Device for Facilitating Corneal Transplantation

Period of Performance: 03/01/2006 - 02/28/2008

$99.8K

Phase 1 SBIR

Recipient Firm

Keramed, Inc.
Sunnyvale, CA 94089
Principal Investigator

Abstract

DESCRIPTION (provided by applicant): Visual impairment from corneal disorders such as Fuchs' endothelial dystrophy, pseudophakic bullous keratopathy, and herpes keratitis occurs commonly. Approximately 100,000 corneal transplants are performed worldwide annually for the treatment of corneal visual loss. Although corneal transplantation surgery is generally considered to be successful, the most common technique, penetrating keratoplasty (PK), is over 40 years old and has some distinct disadvantages.
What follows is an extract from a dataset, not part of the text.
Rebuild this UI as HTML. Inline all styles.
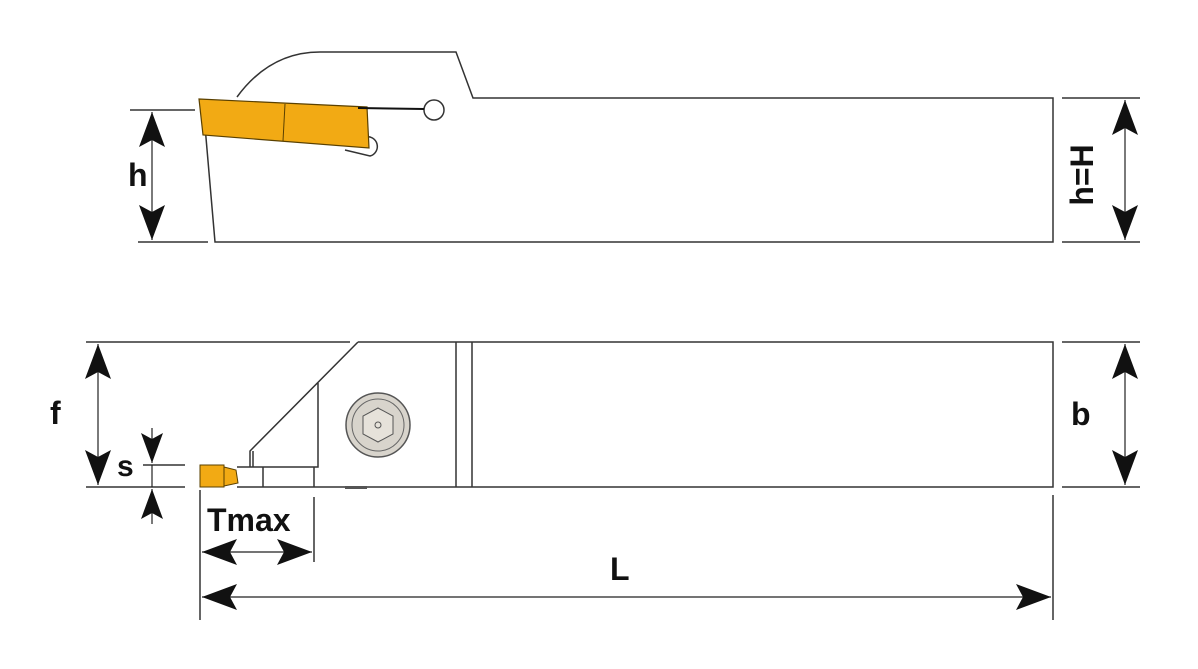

Disadvantages of PK include a long surgical time of 1 to 2 hours, a long recovery time of 6 to 12 months, frequently large amounts of post-operative astigmatism which distorts vision, and risk of blinding complications including expulsive choroidal hemorrhage and endophthalmitis. Most of these complications are directly related to the current PK technique of excising a full thickness disk of tissue with a 360 degree incision. It is possible to avoid many of the complications of PK by performing partial thickness transplants of the cornea through the use of an intracorneal pocket. We have developed a mechanical device that can automatically create a corneal pocket within a live or donor cornea for the purpose of partial thickness corneal transplantation. The use of this device should decrease the surgical and recovery time of corneal transplantation and also decrease post- operative astigmatism. In addition, for transplants involving only the anterior portion of the cornea, the risks of expulsive choroidal hemorrhage and endophthalmitis should be eliminated. Our Phase I studies will involve testing of a prototype device on human cadaveric whole eyes and human donor corneas. Testing parameters will include measurement of the dimensions and depth of the pocket. Unplanned outcomes such as incomplete pockets will also be recorded. We will also perform SEM studies to determine the smoothness of the pocket created by the device and compare this to pockets made manually. Information gained from Phase I studies will be used to build a commercial version of the device for use in Phase II clinical studies.